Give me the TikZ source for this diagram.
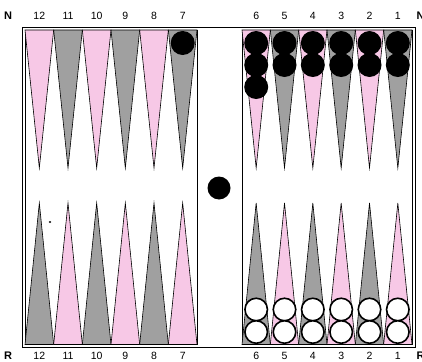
\documentclass[tikz,border=0pt]{standalone}
\usepackage{fontspec}
\setmainfont{Liberation Sans}
\definecolor{pinkpt}{RGB}{247,200,230}
\definecolor{graypt}{RGB}{160,160,160}
\begin{document}
\begin{tikzpicture}[x=1pt,y=-1pt,
  pointline/.style={draw=black, line width=0.6pt, line join=miter},
  framel/.style={draw=black, line width=0.8pt},
  blackchk/.style={circle, fill=black, minimum size=24pt, inner sep=0pt},
  whitechk/.style={circle, draw=black, fill=white, line width=1.6pt, minimum size=22.5pt, inner sep=0pt},
  lbl/.style={font=\fontsize{10.5}{12}\selectfont, inner sep=0pt},
  blbl/.style={font=\fontsize{11}{13}\selectfont\bfseries, inner sep=0pt}]
\useasboundingbox (0,0) rectangle (422,361);
\fill[white] (0,0) rectangle (422,361);
% frames
\draw[framel] (22,27) rectangle (415,347.5);
\draw[framel] (25,30) rectangle (197,344.5);
\draw[framel] (242,30) rectangle (412,344.5);
% points
\foreach \i in {0,...,11}{
  \pgfmathsetmacro\xl{\i<6 ? 25+\i*28.667 : 242+(\i-6)*28.333}
  \pgfmathsetmacro\w{\i<6 ? 28.667 : 28.333}
  \pgfmathsetmacro\xr{\xl+\w}
  \pgfmathsetmacro\xm{\xl+\w/2}
  \pgfmathtruncatemacro\pp{mod(\i,2)}
  \ifnum\pp=0 \def\topc{pinkpt}\def\botc{graypt}\else \def\topc{graypt}\def\botc{pinkpt}\fi
  \filldraw[pointline, fill=\topc] (\xl,30) -- (\xr,30) -- (\xm,168) -- cycle;
  \filldraw[pointline, fill=\botc] (\xl,344.5) -- (\xr,344.5) -- (\xm,203) -- cycle;
}
% labels
\node[blbl] (nl) at (8,16) {N};
\node[blbl] (nr) at (420.5,16) {N};
\node[blbl] (rl) at (8,355.5) {R};
\node[blbl] (rr) at (420.5,355.5) {R};
\foreach \n [count=\k from 0] in {12,11,10,9,8,7,6,5,4,3,2,1}{
  \pgfmathsetmacro\xm{\k<6 ? 25+(\k+0.5)*28.667 : 242+(\k-5.5)*28.333}
  \node[lbl] (t\n) at (\xm,16) {\n};
  \node[lbl] (b\n) at (\xm,355.5) {\n};
}
% black checkers
\node[blackchk] (k7a) at (182.7,43) {};
\foreach \y [count=\j] in {43,65,87}{
  \node[blackchk] (k6\j) at (256.2,\y) {};
}
\foreach \x [count=\p from 5] in {284.5,312.8,341.2,369.5,397.8}{
  \node[blackchk] (kA\p) at (\x,43) {};
  \node[blackchk] (kB\p) at (\x,65) {};
}
\node[blackchk, minimum size=23pt] (kbar) at (219,188) {};
% white checkers
\foreach \x [count=\p] in {256.2,284.5,312.8,341.2,369.5,397.8}{
  \node[whitechk] (wA\p) at (\x,309.5) {};
  \node[whitechk] (wB\p) at (\x,332) {};
}
% speck
\fill[black] (50,222) ellipse (1.3 and 1);
\end{tikzpicture}
\end{document}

**********

Task details:
Reproduce the data verbatim. Do not carry any picture into the copy.

Result for this task:
Give me the TikZ source for this diagram.
\documentclass[tikz,border=0pt]{standalone}
\usepackage{fontspec}
\setmainfont{Liberation Sans}
\definecolor{pinkpt}{RGB}{247,200,230}
\definecolor{graypt}{RGB}{160,160,160}
\begin{document}
\begin{tikzpicture}[x=1pt,y=-1pt,
  pointline/.style={draw=black, line width=0.6pt, line join=miter},
  framel/.style={draw=black, line width=0.8pt},
  blackchk/.style={circle, fill=black, minimum size=24pt, inner sep=0pt},
  whitechk/.style={circle, draw=black, fill=white, line width=1.6pt, minimum size=22.5pt, inner sep=0pt},
  lbl/.style={font=\fontsize{10.5}{12}\selectfont, inner sep=0pt},
  blbl/.style={font=\fontsize{11}{13}\selectfont\bfseries, inner sep=0pt}]
\useasboundingbox (0,0) rectangle (422,361);
\fill[white] (0,0) rectangle (422,361);
% frames
\draw[framel] (22,27) rectangle (415,347.5);
\draw[framel] (25,30) rectangle (197,344.5);
\draw[framel] (242,30) rectangle (412,344.5);
% points
\foreach \i in {0,...,11}{
  \pgfmathsetmacro\xl{\i<6 ? 25+\i*28.667 : 242+(\i-6)*28.333}
  \pgfmathsetmacro\w{\i<6 ? 28.667 : 28.333}
  \pgfmathsetmacro\xr{\xl+\w}
  \pgfmathsetmacro\xm{\xl+\w/2}
  \pgfmathtruncatemacro\pp{mod(\i,2)}
  \ifnum\pp=0 \def\topc{pinkpt}\def\botc{graypt}\else \def\topc{graypt}\def\botc{pinkpt}\fi
  \filldraw[pointline, fill=\topc] (\xl,30) -- (\xr,30) -- (\xm,168) -- cycle;
  \filldraw[pointline, fill=\botc] (\xl,344.5) -- (\xr,344.5) -- (\xm,203) -- cycle;
}
% labels
\node[blbl] (nl) at (8,16) {N};
\node[blbl] (nr) at (420.5,16) {N};
\node[blbl] (rl) at (8,355.5) {R};
\node[blbl] (rr) at (420.5,355.5) {R};
\foreach \n [count=\k from 0] in {12,11,10,9,8,7,6,5,4,3,2,1}{
  \pgfmathsetmacro\xm{\k<6 ? 25+(\k+0.5)*28.667 : 242+(\k-5.5)*28.333}
  \node[lbl] (t\n) at (\xm,16) {\n};
  \node[lbl] (b\n) at (\xm,355.5) {\n};
}
% black checkers
\node[blackchk] (k7a) at (182.7,43) {};
\foreach \y [count=\j] in {43,65,87}{
  \node[blackchk] (k6\j) at (256.2,\y) {};
}
\foreach \x [count=\p from 5] in {284.5,312.8,341.2,369.5,397.8}{
  \node[blackchk] (kA\p) at (\x,43) {};
  \node[blackchk] (kB\p) at (\x,65) {};
}
\node[blackchk, minimum size=23pt] (kbar) at (219,188) {};
% white checkers
\foreach \x [count=\p] in {256.2,284.5,312.8,341.2,369.5,397.8}{
  \node[whitechk] (wA\p) at (\x,309.5) {};
  \node[whitechk] (wB\p) at (\x,332) {};
}
% speck
\fill[black] (50,222) ellipse (1.3 and 1);
\end{tikzpicture}
\end{document}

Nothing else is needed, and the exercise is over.